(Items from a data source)
┌──

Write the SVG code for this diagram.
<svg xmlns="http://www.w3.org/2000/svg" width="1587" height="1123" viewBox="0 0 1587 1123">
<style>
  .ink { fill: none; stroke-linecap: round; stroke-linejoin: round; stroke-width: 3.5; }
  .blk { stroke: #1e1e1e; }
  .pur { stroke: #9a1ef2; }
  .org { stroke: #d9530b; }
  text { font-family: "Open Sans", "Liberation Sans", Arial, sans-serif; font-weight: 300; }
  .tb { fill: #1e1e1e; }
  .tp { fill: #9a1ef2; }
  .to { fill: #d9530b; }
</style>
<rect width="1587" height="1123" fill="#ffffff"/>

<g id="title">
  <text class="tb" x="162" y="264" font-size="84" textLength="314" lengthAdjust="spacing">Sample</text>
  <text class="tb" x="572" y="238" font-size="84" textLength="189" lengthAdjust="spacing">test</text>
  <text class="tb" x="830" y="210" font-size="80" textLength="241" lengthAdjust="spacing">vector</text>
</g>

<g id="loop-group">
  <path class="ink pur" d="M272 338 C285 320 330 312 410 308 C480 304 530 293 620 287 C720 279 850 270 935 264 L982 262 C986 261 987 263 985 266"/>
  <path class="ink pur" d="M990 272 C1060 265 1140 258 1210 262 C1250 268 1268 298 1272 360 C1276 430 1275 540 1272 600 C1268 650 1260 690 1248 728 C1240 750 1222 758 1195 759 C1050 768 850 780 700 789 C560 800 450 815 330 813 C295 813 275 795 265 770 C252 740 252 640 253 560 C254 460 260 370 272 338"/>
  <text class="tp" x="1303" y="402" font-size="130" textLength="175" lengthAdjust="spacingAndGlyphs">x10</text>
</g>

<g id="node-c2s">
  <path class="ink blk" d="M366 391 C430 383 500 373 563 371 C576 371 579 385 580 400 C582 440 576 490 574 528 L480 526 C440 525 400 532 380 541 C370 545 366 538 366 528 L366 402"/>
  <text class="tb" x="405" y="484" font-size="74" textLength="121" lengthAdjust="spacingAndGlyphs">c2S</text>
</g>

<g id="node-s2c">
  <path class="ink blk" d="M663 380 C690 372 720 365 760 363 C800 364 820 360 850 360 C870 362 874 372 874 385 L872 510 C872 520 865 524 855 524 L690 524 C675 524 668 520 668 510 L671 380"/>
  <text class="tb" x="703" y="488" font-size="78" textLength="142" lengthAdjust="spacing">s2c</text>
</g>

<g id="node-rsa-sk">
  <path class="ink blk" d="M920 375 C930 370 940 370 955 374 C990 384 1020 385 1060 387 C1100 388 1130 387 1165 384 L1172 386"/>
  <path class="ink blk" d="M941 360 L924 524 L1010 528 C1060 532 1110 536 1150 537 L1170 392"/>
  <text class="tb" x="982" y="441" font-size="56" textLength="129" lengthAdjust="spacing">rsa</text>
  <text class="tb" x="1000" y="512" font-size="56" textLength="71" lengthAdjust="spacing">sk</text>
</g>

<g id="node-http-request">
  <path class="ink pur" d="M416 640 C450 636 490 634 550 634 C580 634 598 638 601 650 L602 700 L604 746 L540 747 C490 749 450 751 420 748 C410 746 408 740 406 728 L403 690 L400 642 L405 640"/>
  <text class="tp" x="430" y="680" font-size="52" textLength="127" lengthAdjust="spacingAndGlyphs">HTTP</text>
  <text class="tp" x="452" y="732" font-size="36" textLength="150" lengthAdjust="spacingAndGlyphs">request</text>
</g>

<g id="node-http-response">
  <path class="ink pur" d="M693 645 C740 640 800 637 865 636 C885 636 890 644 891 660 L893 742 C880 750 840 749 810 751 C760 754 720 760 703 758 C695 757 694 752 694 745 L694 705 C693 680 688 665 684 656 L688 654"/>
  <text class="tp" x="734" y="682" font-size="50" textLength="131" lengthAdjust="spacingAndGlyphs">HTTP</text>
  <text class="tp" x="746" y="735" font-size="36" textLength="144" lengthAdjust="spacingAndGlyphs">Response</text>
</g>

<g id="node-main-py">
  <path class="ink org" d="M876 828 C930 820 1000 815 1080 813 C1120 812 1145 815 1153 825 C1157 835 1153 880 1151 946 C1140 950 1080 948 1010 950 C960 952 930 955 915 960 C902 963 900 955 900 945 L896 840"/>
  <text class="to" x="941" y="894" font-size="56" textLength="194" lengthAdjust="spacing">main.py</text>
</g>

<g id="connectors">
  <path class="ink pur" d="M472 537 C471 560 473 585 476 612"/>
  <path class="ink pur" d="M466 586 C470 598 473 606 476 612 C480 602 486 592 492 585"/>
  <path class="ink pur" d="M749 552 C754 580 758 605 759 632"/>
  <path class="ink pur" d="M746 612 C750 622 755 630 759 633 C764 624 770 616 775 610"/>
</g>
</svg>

└──
┌──

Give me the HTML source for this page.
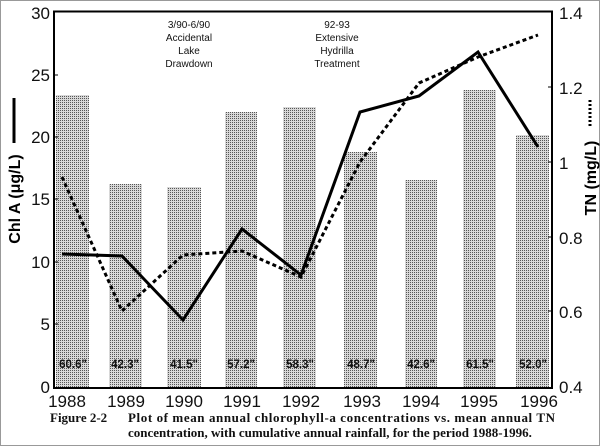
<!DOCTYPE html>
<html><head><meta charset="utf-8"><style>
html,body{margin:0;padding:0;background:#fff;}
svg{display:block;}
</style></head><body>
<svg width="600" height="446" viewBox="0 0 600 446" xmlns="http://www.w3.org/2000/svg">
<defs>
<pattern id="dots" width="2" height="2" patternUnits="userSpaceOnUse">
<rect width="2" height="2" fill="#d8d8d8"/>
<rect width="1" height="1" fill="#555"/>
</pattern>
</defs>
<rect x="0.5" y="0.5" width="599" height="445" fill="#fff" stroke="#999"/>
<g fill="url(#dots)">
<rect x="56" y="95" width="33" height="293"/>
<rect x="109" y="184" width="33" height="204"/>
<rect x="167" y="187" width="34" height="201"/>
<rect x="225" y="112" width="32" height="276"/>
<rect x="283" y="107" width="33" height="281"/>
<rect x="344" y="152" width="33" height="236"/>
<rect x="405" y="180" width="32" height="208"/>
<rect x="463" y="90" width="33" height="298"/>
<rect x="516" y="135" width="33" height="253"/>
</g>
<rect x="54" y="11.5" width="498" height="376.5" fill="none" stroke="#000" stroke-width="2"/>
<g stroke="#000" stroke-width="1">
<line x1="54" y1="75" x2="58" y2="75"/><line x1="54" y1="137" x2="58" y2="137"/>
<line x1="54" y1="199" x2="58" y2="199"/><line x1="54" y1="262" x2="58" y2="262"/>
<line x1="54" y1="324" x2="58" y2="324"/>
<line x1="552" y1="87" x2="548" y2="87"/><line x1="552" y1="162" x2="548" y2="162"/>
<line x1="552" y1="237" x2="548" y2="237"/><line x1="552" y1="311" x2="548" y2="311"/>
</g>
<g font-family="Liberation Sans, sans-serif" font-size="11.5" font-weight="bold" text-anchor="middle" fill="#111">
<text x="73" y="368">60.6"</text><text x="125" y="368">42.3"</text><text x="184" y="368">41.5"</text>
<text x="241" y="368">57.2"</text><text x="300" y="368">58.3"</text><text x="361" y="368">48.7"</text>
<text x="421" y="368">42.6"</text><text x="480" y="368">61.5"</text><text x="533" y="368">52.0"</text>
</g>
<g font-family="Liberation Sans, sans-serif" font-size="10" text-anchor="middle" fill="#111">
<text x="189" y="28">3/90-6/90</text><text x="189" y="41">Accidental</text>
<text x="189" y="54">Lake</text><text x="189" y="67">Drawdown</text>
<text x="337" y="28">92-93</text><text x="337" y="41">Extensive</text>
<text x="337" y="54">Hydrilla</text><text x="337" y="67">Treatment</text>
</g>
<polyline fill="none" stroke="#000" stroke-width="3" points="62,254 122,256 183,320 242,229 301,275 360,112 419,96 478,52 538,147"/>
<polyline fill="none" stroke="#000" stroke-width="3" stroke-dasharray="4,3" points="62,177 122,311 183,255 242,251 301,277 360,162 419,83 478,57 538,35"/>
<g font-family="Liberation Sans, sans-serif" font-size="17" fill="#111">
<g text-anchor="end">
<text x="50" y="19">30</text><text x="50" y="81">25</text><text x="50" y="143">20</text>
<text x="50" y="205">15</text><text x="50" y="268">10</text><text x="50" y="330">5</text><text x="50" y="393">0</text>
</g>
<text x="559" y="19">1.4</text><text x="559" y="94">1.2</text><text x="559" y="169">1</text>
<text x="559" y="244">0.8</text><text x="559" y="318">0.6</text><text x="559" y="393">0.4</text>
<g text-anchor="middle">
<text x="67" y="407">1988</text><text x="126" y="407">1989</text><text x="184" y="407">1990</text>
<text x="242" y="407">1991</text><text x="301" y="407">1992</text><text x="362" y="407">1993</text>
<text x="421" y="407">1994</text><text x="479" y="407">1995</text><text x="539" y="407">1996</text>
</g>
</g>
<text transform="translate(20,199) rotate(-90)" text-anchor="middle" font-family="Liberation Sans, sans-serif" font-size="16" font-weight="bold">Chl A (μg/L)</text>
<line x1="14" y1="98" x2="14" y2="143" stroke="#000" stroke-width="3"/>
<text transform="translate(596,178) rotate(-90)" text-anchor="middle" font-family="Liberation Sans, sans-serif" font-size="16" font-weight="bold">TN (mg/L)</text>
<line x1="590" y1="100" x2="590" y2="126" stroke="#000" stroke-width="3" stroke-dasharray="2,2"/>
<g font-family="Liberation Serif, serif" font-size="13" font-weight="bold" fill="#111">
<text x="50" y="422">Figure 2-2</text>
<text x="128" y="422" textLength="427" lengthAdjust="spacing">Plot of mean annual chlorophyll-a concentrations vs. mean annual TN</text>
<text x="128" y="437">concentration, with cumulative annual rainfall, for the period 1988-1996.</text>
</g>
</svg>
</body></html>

└──

§ THE PROBLEM:
Read through the lines above and collect those that contain the string "this".

§ THE REPLY:
Write the SVG code for this diagram.
Give me the HTML source for this page.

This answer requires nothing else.